Implementation Framework

The operational translation of the above:

  1. Trend monitoring infrastructure — Passive discovery is too slow for growth-phase entry. Systematic monitoring of emerging sounds, formats, and hashtag velocity is prerequisite, not optional.

  2. Rapid production pipeline — Growth-phase entry windows are 24–72 hours. Content workflows that require week-long approval cycles cannot capture this value.

  3. Brand alignment filter — Not every trend is appropriate for every account. A filter applied before production (does this align with our content positioning, our audience’s expectations, and our risk tolerance) prevents the quality dilution that comes from chasing every trend indiscriminately.

  4. Performance tracking by content type — Aggregate account analytics obscure what is actually working. Tracking completion rate, share rate, and follower growth correlation at the individual content-type level reveals which formats are worth scaling.

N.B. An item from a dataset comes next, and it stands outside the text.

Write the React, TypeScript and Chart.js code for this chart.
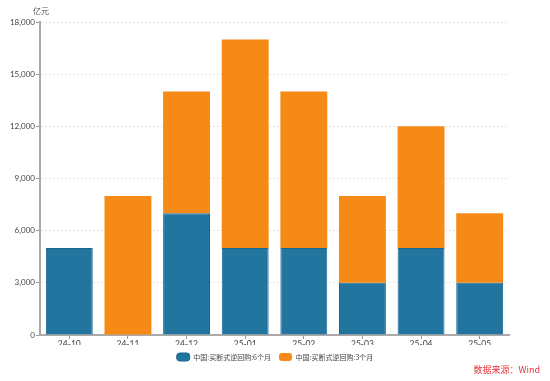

  5. Trend lifecycle position assessment — Before producing trend-based content, assess whether the trend is in growth or peak. Peak participation has a lower expected return on production cost. Adaptation of declining trends requires creative investment that needs to be scoped honestly.

Summary

The consistent patterns in the data reduce to a few durable conclusions:

  • Educational content with genuine specificity outperforms entertainment-only content on long-term engagement and share rate
  • Growth-phase trend entry (24–72 hours after emergence) produces meaningfully higher reach than peak participation
  • Audio alignment and original audio creation are distribution levers distinct from content quality
  • Niche adaptation of trends outperforms generic participation in every category examined
  • Metrics that can be artificially inflated (follower count, surface likes) do not predict distribution performance — completion rate and share rate do

Sustainable TikTok performance is an operational problem, not a creative mystery. The algorithm distributes content that audiences complete and share. The question for any operator is whether their content production process consistently produces material that earns those signals.